Note: ASP3 is good for beginners starting out programming (in my opinion it isn't academic enough and could teach some anti patterns and bad habits, aside from the point that the newer .NET itteration is just as easy to learn but I accept the point). It's simple and quick to turn around. That doesn't mean it should be used in any large scale or high throughput systems. My point is that it's much, much harder to protect against huge security flaws such as SQL injection attacks. It's much, much harder to test so any guarantees a company gives to its client about stability can't be upheld. Any company that deals with a company who uses ASP3 would not be able to offer any sort of high end guarantee regarding service level agreements.
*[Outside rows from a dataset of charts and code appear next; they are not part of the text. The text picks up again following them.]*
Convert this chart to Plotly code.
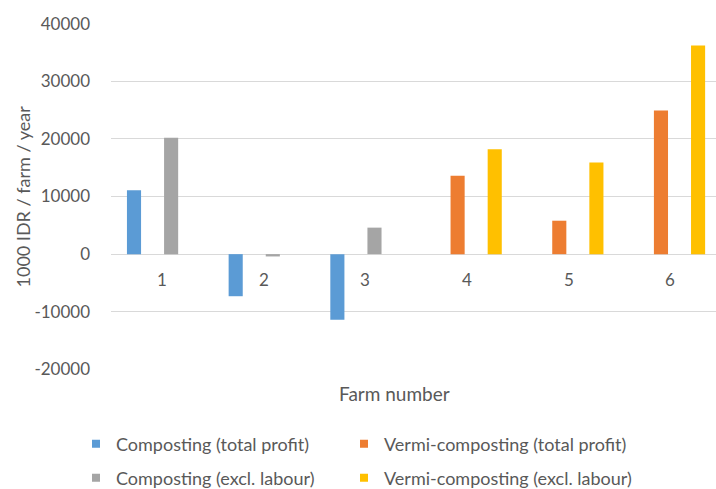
import plotly.graph_objects as go

# Farm categories and profit per farm (1000 IDR / farm / year)
farms = [1, 2, 3, 4, 5, 6]
compost_total = [11100, -7300, -11400, None, None, None]
vermi_total = [None, None, None, 13600, 5800, 24900]
compost_excl = [20200, -400, 4600, None, None, None]
vermi_excl = [None, None, None, 18200, 15900, 36200]

series_names = [
    "Composting (total profit)",
    "Vermi-composting (total profit)",
    "Composting (excl. labour)",
    "Vermi-composting (excl. labour)",
]
series_values = [compost_total, vermi_total, compost_excl, vermi_excl]
colors = ["#5B9BD5", "#ED7D31", "#A5A5A5", "#FFC000"]

y_ticks = [-20000, -10000, 0, 10000, 20000, 30000, 40000]

FONT = "Lato, 'Open Sans', sans-serif"
TEXT = "#595959"
GRID = "#D9D9D9"

W, H = 716, 489
ML, MR, MT, MB = 111, 0, 23, 119
plot_w = W - ML - MR
plot_h = H - MT - MB
plot_bottom = MT + plot_h


def px_x(px):
    return (px - ML) / plot_w


def px_y(py):
    return (plot_bottom - py) / plot_h


fig = go.Figure()

for name, vals, col in zip(series_names, series_values, colors):
    fig.add_trace(go.Bar(
        x=farms, y=vals, name=name, marker=dict(color=col, line=dict(width=0)),
        showlegend=False, legendgroup=name,
    ))

# legend keys: one small square per series, laid out in a 2 x 2 grid
legend_ids = ["legend", "legend2", "legend3", "legend4"]
legend_pos = [(76, 444), (344, 444), (76, 478), (344, 478)]
for name, col, lg in zip(series_names, colors, legend_ids):
    fig.add_trace(go.Scatter(
        x=[None], y=[None], mode="markers", name=name, legendgroup=name,
        marker=dict(symbol="square", size=8, color=col), legend=lg,
    ))

legend_layouts = {}
for lg, (lx, ly) in zip(legend_ids, legend_pos):
    legend_layouts[lg] = dict(
        orientation="h", x=px_x(lx), y=px_y(ly), xanchor="left", yanchor="middle",
        font=dict(family=FONT, size=18, color=TEXT), itemclick=False,
        bgcolor="rgba(0,0,0,0)", borderwidth=0,
    )

# category labels sitting just below the zero line
annotations = [
    dict(x=f, y=0, xref="x", yref="y", text=str(f), showarrow=False,
         yanchor="middle", yshift=-25, font=dict(family=FONT, size=17, color=TEXT))
    for f in farms
]
annotations.append(dict(
    x=px_x(394), y=px_y(393), xref="paper", yref="paper",
    text="Farm number", showarrow=False, xanchor="center", yanchor="middle",
    font=dict(family=FONT, size=19, color=TEXT),
))
annotations.append(dict(
    x=px_x(22), y=0.5, xref="paper", yref="paper",
    text="1000 IDR / farm / year", showarrow=False, textangle=-90,
    xanchor="center", yanchor="middle",
    font=dict(family=FONT, size=18, color=TEXT),
))

fig.update_layout(
    width=W, height=H,
    margin=dict(l=ML, r=MR, t=MT, b=MB, autoexpand=False),
    paper_bgcolor="white", plot_bgcolor="white",
    barmode="group", bargap=0.27, bargroupgap=0.24,
    font=dict(family=FONT, color=TEXT),
    xaxis=dict(range=[0.5, 6.45], showticklabels=False, showgrid=False,
               zeroline=False, showline=False, ticks=""),
    yaxis=dict(range=[-20100, 40100], tickvals=y_ticks,
               ticktext=[str(v) for v in y_ticks],
               showgrid=True, gridcolor=GRID, gridwidth=1,
               zeroline=True, zerolinecolor=GRID, zerolinewidth=1,
               showline=False, ticks="", ticklabelstandoff=20,
               tickfont=dict(family=FONT, size=17, color=TEXT)),
    annotations=annotations,
    **legend_layouts,
)

fig.write_html("out.html")
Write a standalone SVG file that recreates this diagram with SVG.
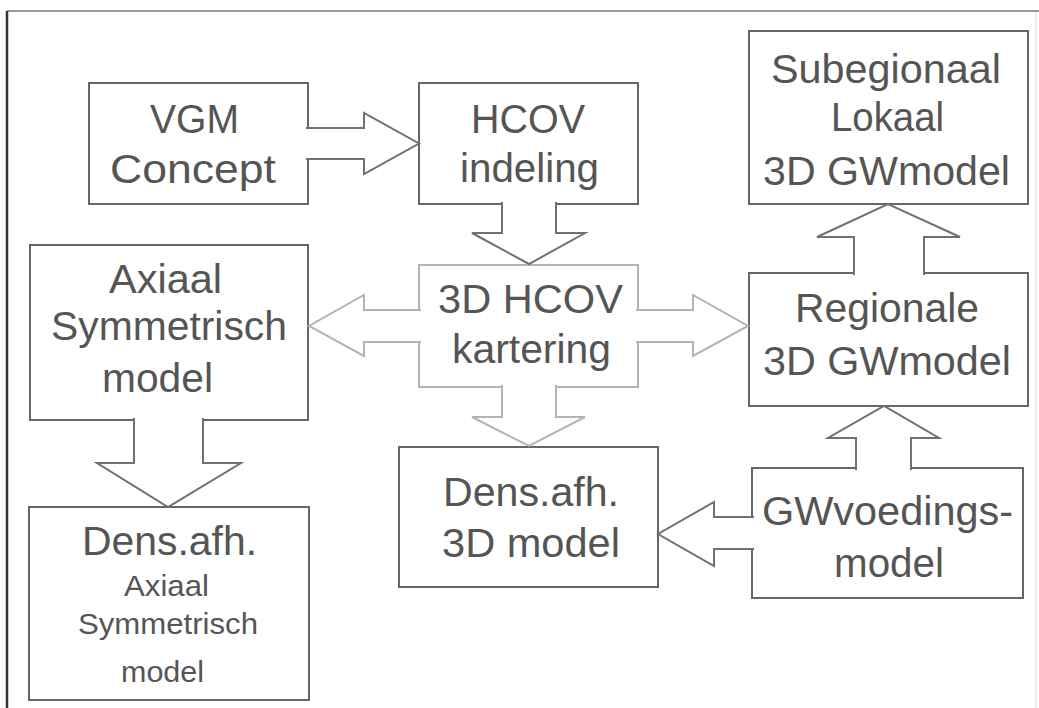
<svg xmlns="http://www.w3.org/2000/svg" width="1039" height="708" viewBox="0 0 1039 708">
<style>
.box{fill:#fff;stroke:#666;stroke-width:2}
.light{fill:#fff;stroke:#b4b4b4;stroke-width:2}
.arr{fill:#fff;stroke:#707070;stroke-width:2;stroke-linejoin:miter}
.arrl{fill:#fff;stroke:#b4b4b4;stroke-width:2;stroke-linejoin:miter}
text{font-family:"Liberation Sans",Arial,sans-serif;fill:#555;font-size:40px}
.sm{font-size:30px}
</style>
<rect x="0" y="0" width="1039" height="708" fill="#fff"/>
<g id="frame">
<path d="M1036,708 V11" fill="none" stroke="#e4e4e4" stroke-width="1.5"/>
<path d="M7,11 H1039" fill="none" stroke="#777" stroke-width="1.5"/>
<path d="M7,708 V11" fill="none" stroke="#333" stroke-width="2.5"/>
</g>
<g id="vgm">
<rect class="box" x="89" y="83" width="219" height="121"/>
<text x="150" y="133" textLength="89" lengthAdjust="spacingAndGlyphs">VGM</text>
<text x="110" y="183" textLength="166" lengthAdjust="spacingAndGlyphs">Concept</text>
</g>
<g id="hcov">
<rect class="box" x="419" y="83" width="219" height="121"/>
<text x="471" y="133" textLength="114" lengthAdjust="spacingAndGlyphs">HCOV</text>
<text x="460" y="182" textLength="139" lengthAdjust="spacingAndGlyphs">indeling</text>
</g>
<g id="sub">
<rect class="box" x="749" y="31" width="279" height="173"/>
<text x="771" y="83" textLength="230" lengthAdjust="spacingAndGlyphs">Subegionaal</text>
<text x="831" y="131" textLength="113" lengthAdjust="spacingAndGlyphs">Lokaal</text>
<text x="763" y="185" textLength="247" lengthAdjust="spacingAndGlyphs">3D GWmodel</text>
</g>
<g id="axiaal">
<rect class="box" x="30" y="245" width="278" height="175"/>
<text x="109" y="293" textLength="113" lengthAdjust="spacingAndGlyphs">Axiaal</text>
<text x="51" y="340" textLength="236" lengthAdjust="spacingAndGlyphs">Symmetrisch</text>
<text x="102" y="392" textLength="111" lengthAdjust="spacingAndGlyphs">model</text>
</g>
<g id="kartering">
<rect class="light" x="419" y="265" width="219" height="122"/>
<text x="438" y="313" textLength="185" lengthAdjust="spacingAndGlyphs">3D HCOV</text>
<text x="452" y="363" textLength="159" lengthAdjust="spacingAndGlyphs">kartering</text>
</g>
<g id="regionale">
<rect class="box" x="749" y="273" width="279" height="133"/>
<text x="795" y="322" textLength="184" lengthAdjust="spacingAndGlyphs">Regionale</text>
<text x="763" y="375" textLength="248" lengthAdjust="spacingAndGlyphs">3D GWmodel</text>
</g>
<g id="dens3d">
<rect class="box" x="399" y="447" width="259" height="140"/>
<text x="443" y="506" textLength="176" lengthAdjust="spacingAndGlyphs">Dens.afh.</text>
<text x="442" y="557" textLength="178" lengthAdjust="spacingAndGlyphs">3D model</text>
</g>
<g id="gwvoeding">
<rect class="box" x="752" y="468" width="271" height="130"/>
<text x="762" y="525" textLength="251" lengthAdjust="spacingAndGlyphs">GWvoedings-</text>
<text x="834" y="577" textLength="110" lengthAdjust="spacingAndGlyphs">model</text>
</g>
<g id="densaxiaal">
<rect class="box" x="29" y="507" width="280" height="193"/>
<text x="82" y="555" textLength="175" lengthAdjust="spacingAndGlyphs">Dens.afh.</text>
<text class="sm" x="124" y="596" textLength="85" lengthAdjust="spacingAndGlyphs">Axiaal</text>
<text class="sm" x="78" y="634" textLength="180" lengthAdjust="spacingAndGlyphs">Symmetrisch</text>
<text class="sm" x="121" y="682" textLength="83" lengthAdjust="spacingAndGlyphs">model</text>
</g>
<g id="connectors">
<path class="arr" d="M306,128 H364 V113 L419,143.5 L364,174 V159 H306"/>
<path class="arr" d="M502,202 V233 H472 L529,264 L585,233 H556 V202"/>
<path class="arrl" d="M421,310 H364 V295 L309,326 L364,356 V342 H421"/>
<path class="arrl" d="M636,310 H693 V295 L748,326 L693,356 V342 H636"/>
<path class="arrl" d="M502,385 V417 H472 L529,446 L585,417 H556 V385"/>
<path class="arr" d="M134,418 V463 H97 L168,507 L241,463 H203 V418"/>
<path class="arr" d="M854,275 V237 H817 L888,204 L960,237 H924 V275"/>
<path class="arr" d="M856,470 V438 H828 L884,406 L939,438 H911 V470"/>
<path class="arr" d="M754,517 H714 V502 L658,534 L714,566 V549 H754"/>
</g>
</svg>
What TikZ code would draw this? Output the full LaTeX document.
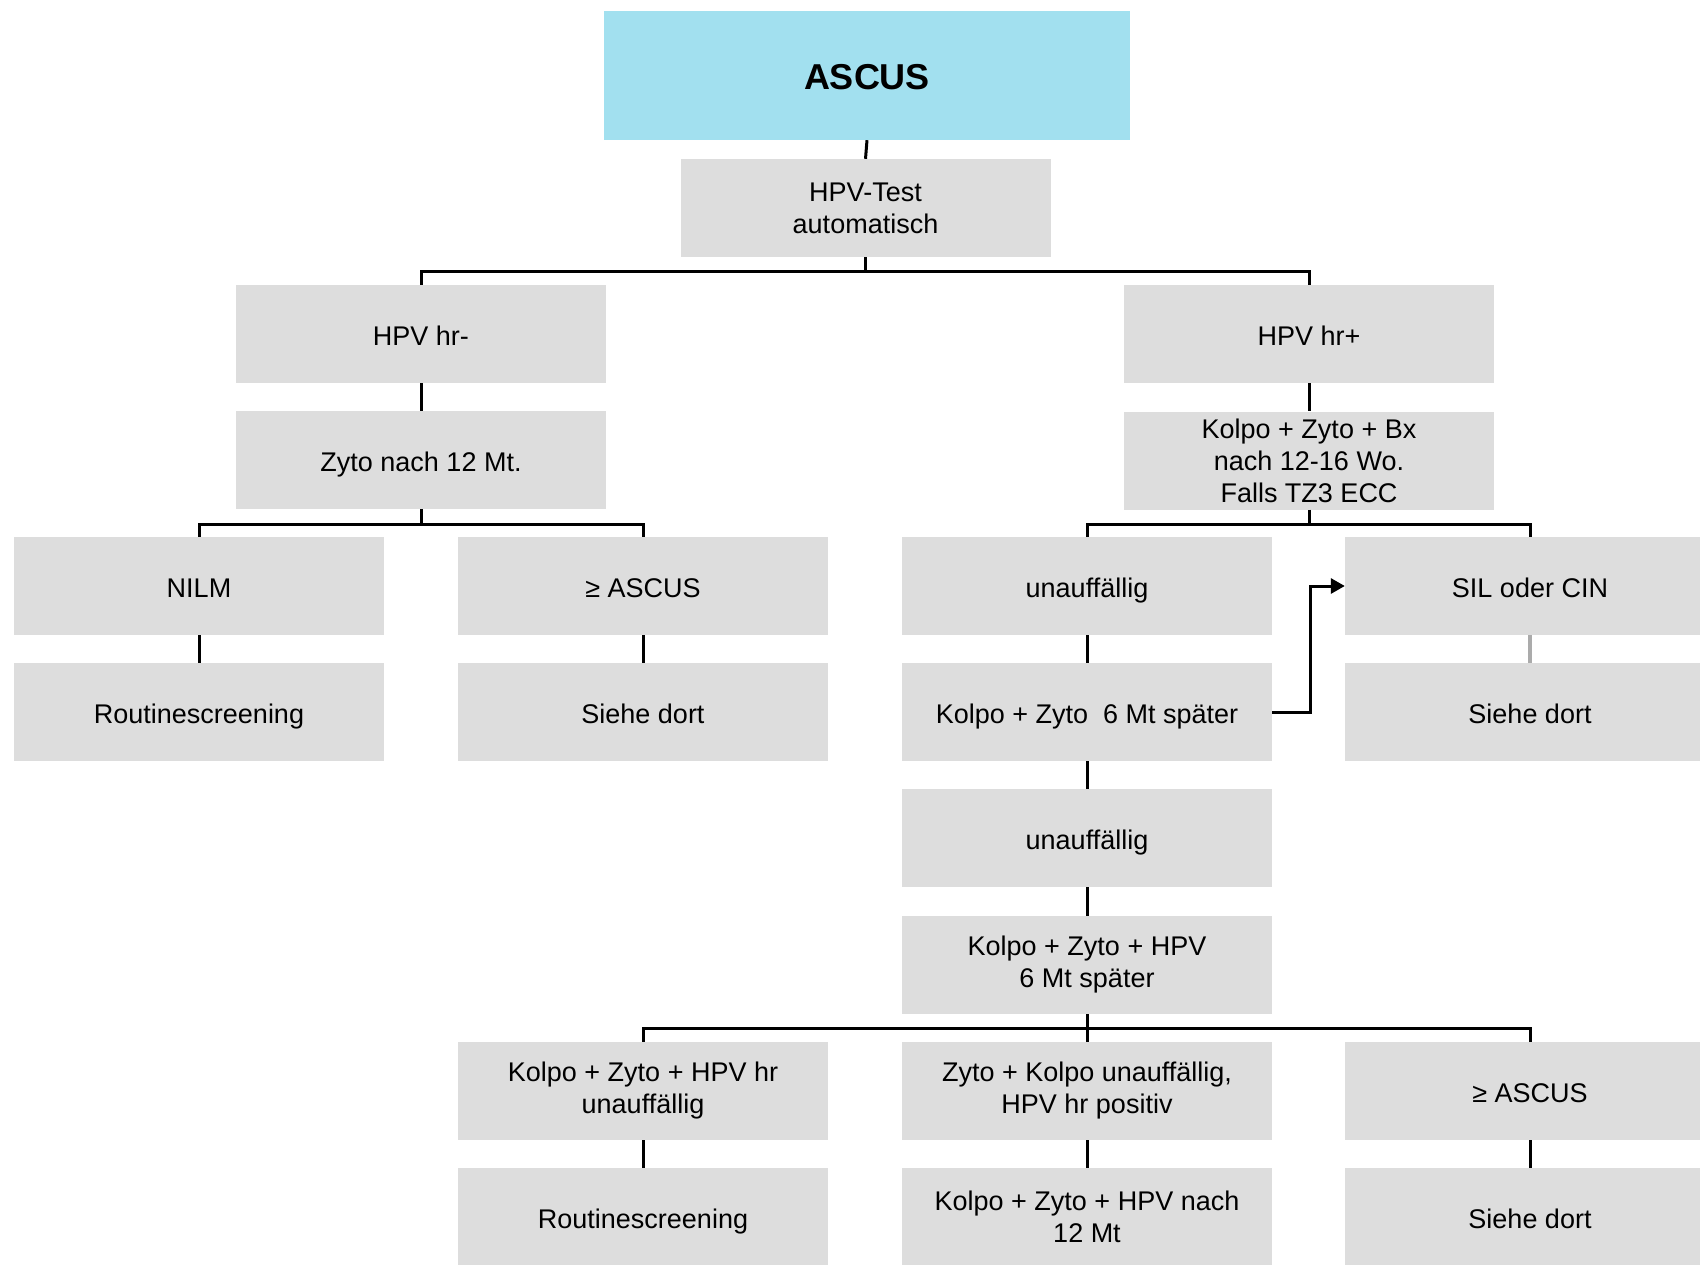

There simply is no reason to use it.

If on the other hand - can't introduce these measures because they are commited to using their archaic code simply because they have invested so much time and effort into it and refuse to let that go - then I feel sorry for them. The monopoly won't always be such an easy one to take. When the new kid comes on the block and proves to be more agile, capable and willing to embrace more modern, industry standrard, efficient and scalable technology - they will not be able to keep up.

This advise is free. It's free because you can google most of these issues and the results will be instantaniously presented for free. Any n00b developer can provide this advice for free and the means to implement it are free. The system I'm working on right now is tested to handle a minimum of 2000 requests per second - these are complex queries too. This is on a 2 server set up. In the test environment.

We're busy creating a new site for our users. Rest assured we wont be suffering the same issues suffer (should it become as popular as we hope!) - and we do it on zero budget.I'll blog about that in a few days - we're gonna need a bit of help from our followers in terms of ideas and testing but we're proper buzzed about it - we hope you are too. It seems to us that websites in the feestival/music events space are making the whole thing look painful and are just there to rinse the money - that needs to change.